Information supplied:
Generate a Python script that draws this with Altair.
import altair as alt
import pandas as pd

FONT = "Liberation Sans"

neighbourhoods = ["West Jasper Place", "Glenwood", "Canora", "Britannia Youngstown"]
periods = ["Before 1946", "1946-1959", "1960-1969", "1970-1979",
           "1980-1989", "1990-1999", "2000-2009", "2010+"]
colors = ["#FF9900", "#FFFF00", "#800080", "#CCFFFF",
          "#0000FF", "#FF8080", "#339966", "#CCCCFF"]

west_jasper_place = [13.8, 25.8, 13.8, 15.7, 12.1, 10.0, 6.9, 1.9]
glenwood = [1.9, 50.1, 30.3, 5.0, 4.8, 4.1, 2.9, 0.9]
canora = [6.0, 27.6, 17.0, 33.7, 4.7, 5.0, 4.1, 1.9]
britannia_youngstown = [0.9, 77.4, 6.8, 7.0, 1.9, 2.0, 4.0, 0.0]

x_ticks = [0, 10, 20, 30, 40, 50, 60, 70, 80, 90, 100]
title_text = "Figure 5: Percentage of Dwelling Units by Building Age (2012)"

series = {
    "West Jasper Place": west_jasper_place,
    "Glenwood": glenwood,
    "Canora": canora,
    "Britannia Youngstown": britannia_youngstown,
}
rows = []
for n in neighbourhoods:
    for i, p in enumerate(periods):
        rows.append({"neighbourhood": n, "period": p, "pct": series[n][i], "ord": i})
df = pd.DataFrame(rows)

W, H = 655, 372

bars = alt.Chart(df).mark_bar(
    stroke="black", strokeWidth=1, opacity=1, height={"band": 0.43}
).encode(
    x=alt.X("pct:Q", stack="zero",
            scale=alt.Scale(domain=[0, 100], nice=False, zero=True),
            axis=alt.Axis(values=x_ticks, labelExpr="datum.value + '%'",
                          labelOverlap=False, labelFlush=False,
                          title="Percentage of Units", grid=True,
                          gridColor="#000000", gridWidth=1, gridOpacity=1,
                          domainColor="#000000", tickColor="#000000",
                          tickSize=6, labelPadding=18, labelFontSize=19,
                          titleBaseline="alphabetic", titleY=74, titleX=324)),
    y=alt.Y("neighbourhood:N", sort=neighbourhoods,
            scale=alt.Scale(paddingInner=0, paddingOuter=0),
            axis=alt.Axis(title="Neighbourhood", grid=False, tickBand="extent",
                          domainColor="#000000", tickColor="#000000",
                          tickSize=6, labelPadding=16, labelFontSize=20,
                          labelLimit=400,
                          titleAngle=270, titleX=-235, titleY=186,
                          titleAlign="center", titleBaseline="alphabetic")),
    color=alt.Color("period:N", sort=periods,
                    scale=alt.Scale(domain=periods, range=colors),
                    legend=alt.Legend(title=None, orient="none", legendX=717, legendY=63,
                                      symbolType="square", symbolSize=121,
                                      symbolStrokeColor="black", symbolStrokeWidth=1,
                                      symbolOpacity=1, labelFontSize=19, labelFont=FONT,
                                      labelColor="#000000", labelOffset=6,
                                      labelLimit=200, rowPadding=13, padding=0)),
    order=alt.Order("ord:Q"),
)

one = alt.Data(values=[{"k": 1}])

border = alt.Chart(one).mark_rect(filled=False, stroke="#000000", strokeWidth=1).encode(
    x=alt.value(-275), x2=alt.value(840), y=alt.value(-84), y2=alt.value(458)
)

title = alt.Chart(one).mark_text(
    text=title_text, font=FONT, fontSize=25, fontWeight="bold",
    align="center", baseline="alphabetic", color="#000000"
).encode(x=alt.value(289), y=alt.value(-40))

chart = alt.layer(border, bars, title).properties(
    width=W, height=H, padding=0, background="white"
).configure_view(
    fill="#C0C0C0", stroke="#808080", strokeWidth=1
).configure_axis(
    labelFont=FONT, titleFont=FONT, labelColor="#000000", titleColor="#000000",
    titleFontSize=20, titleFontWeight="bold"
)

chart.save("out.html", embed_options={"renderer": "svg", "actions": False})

Brief: Copy the material above, line for line.

Complete answer:
Generate a Python script that draws this with Altair.
import altair as alt
import pandas as pd

FONT = "Liberation Sans"

neighbourhoods = ["West Jasper Place", "Glenwood", "Canora", "Britannia Youngstown"]
periods = ["Before 1946", "1946-1959", "1960-1969", "1970-1979",
           "1980-1989", "1990-1999", "2000-2009", "2010+"]
colors = ["#FF9900", "#FFFF00", "#800080", "#CCFFFF",
          "#0000FF", "#FF8080", "#339966", "#CCCCFF"]

west_jasper_place = [13.8, 25.8, 13.8, 15.7, 12.1, 10.0, 6.9, 1.9]
glenwood = [1.9, 50.1, 30.3, 5.0, 4.8, 4.1, 2.9, 0.9]
canora = [6.0, 27.6, 17.0, 33.7, 4.7, 5.0, 4.1, 1.9]
britannia_youngstown = [0.9, 77.4, 6.8, 7.0, 1.9, 2.0, 4.0, 0.0]

x_ticks = [0, 10, 20, 30, 40, 50, 60, 70, 80, 90, 100]
title_text = "Figure 5: Percentage of Dwelling Units by Building Age (2012)"

series = {
    "West Jasper Place": west_jasper_place,
    "Glenwood": glenwood,
    "Canora": canora,
    "Britannia Youngstown": britannia_youngstown,
}
rows = []
for n in neighbourhoods:
    for i, p in enumerate(periods):
        rows.append({"neighbourhood": n, "period": p, "pct": series[n][i], "ord": i})
df = pd.DataFrame(rows)

W, H = 655, 372

bars = alt.Chart(df).mark_bar(
    stroke="black", strokeWidth=1, opacity=1, height={"band": 0.43}
).encode(
    x=alt.X("pct:Q", stack="zero",
            scale=alt.Scale(domain=[0, 100], nice=False, zero=True),
            axis=alt.Axis(values=x_ticks, labelExpr="datum.value + '%'",
                          labelOverlap=False, labelFlush=False,
                          title="Percentage of Units", grid=True,
                          gridColor="#000000", gridWidth=1, gridOpacity=1,
                          domainColor="#000000", tickColor="#000000",
                          tickSize=6, labelPadding=18, labelFontSize=19,
                          titleBaseline="alphabetic", titleY=74, titleX=324)),
    y=alt.Y("neighbourhood:N", sort=neighbourhoods,
            scale=alt.Scale(paddingInner=0, paddingOuter=0),
            axis=alt.Axis(title="Neighbourhood", grid=False, tickBand="extent",
                          domainColor="#000000", tickColor="#000000",
                          tickSize=6, labelPadding=16, labelFontSize=20,
                          labelLimit=400,
                          titleAngle=270, titleX=-235, titleY=186,
                          titleAlign="center", titleBaseline="alphabetic")),
    color=alt.Color("period:N", sort=periods,
                    scale=alt.Scale(domain=periods, range=colors),
                    legend=alt.Legend(title=None, orient="none", legendX=717, legendY=63,
                                      symbolType="square", symbolSize=121,
                                      symbolStrokeColor="black", symbolStrokeWidth=1,
                                      symbolOpacity=1, labelFontSize=19, labelFont=FONT,
                                      labelColor="#000000", labelOffset=6,
                                      labelLimit=200, rowPadding=13, padding=0)),
    order=alt.Order("ord:Q"),
)

one = alt.Data(values=[{"k": 1}])

border = alt.Chart(one).mark_rect(filled=False, stroke="#000000", strokeWidth=1).encode(
    x=alt.value(-275), x2=alt.value(840), y=alt.value(-84), y2=alt.value(458)
)

title = alt.Chart(one).mark_text(
    text=title_text, font=FONT, fontSize=25, fontWeight="bold",
    align="center", baseline="alphabetic", color="#000000"
).encode(x=alt.value(289), y=alt.value(-40))

chart = alt.layer(border, bars, title).properties(
    width=W, height=H, padding=0, background="white"
).configure_view(
    fill="#C0C0C0", stroke="#808080", strokeWidth=1
).configure_axis(
    labelFont=FONT, titleFont=FONT, labelColor="#000000", titleColor="#000000",
    titleFontSize=20, titleFontWeight="bold"
)

chart.save("out.html", embed_options={"renderer": "svg", "actions": False})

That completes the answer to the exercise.